▶ SHORT TASK
Reproduce the first line and every line after it, exactly, through the one containing "color=colors[1], lw=0.9, label=labels[1])". Leave out the rest.
■ ■ ■ ■ ■
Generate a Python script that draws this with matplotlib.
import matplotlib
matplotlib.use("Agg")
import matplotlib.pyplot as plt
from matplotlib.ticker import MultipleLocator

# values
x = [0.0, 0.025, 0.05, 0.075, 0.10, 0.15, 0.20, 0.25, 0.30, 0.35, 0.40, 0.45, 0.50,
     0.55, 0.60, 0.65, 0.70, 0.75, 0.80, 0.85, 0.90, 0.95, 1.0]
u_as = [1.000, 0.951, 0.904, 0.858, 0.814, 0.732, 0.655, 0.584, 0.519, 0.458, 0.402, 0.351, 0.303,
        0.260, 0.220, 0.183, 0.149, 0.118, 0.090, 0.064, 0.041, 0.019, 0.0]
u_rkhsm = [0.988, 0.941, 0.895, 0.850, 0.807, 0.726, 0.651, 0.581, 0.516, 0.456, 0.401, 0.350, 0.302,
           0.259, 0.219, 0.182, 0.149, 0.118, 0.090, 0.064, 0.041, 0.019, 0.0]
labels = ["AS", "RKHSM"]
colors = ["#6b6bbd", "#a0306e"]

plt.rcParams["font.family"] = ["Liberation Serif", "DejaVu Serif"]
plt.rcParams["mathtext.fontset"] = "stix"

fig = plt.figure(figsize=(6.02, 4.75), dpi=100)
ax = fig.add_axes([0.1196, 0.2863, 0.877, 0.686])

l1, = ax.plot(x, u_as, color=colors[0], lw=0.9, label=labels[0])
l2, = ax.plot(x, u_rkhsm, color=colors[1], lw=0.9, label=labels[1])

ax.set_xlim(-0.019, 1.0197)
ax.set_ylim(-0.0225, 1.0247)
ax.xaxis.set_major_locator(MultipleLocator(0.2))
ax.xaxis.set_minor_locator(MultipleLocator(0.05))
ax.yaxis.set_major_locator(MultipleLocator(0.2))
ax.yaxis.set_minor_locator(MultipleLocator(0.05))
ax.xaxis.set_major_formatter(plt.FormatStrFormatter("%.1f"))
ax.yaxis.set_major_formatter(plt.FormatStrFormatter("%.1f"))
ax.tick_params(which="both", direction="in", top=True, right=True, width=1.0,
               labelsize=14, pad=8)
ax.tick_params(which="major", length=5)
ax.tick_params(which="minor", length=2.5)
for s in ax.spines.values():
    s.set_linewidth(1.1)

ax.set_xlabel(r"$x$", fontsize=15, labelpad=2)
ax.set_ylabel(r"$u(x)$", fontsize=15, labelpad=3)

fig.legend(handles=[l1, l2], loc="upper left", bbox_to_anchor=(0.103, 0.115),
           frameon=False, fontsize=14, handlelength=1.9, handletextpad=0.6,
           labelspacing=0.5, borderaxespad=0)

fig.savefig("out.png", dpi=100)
■ ■ ■ ■ ■
▶ SOLVED EXERCISE
Generate a Python script that draws this with matplotlib.
import matplotlib
matplotlib.use("Agg")
import matplotlib.pyplot as plt
from matplotlib.ticker import MultipleLocator

# values
x = [0.0, 0.025, 0.05, 0.075, 0.10, 0.15, 0.20, 0.25, 0.30, 0.35, 0.40, 0.45, 0.50,
     0.55, 0.60, 0.65, 0.70, 0.75, 0.80, 0.85, 0.90, 0.95, 1.0]
u_as = [1.000, 0.951, 0.904, 0.858, 0.814, 0.732, 0.655, 0.584, 0.519, 0.458, 0.402, 0.351, 0.303,
        0.260, 0.220, 0.183, 0.149, 0.118, 0.090, 0.064, 0.041, 0.019, 0.0]
u_rkhsm = [0.988, 0.941, 0.895, 0.850, 0.807, 0.726, 0.651, 0.581, 0.516, 0.456, 0.401, 0.350, 0.302,
           0.259, 0.219, 0.182, 0.149, 0.118, 0.090, 0.064, 0.041, 0.019, 0.0]
labels = ["AS", "RKHSM"]
colors = ["#6b6bbd", "#a0306e"]

plt.rcParams["font.family"] = ["Liberation Serif", "DejaVu Serif"]
plt.rcParams["mathtext.fontset"] = "stix"

fig = plt.figure(figsize=(6.02, 4.75), dpi=100)
ax = fig.add_axes([0.1196, 0.2863, 0.877, 0.686])

l1, = ax.plot(x, u_as, color=colors[0], lw=0.9, label=labels[0])
l2, = ax.plot(x, u_rkhsm, color=colors[1], lw=0.9, label=labels[1])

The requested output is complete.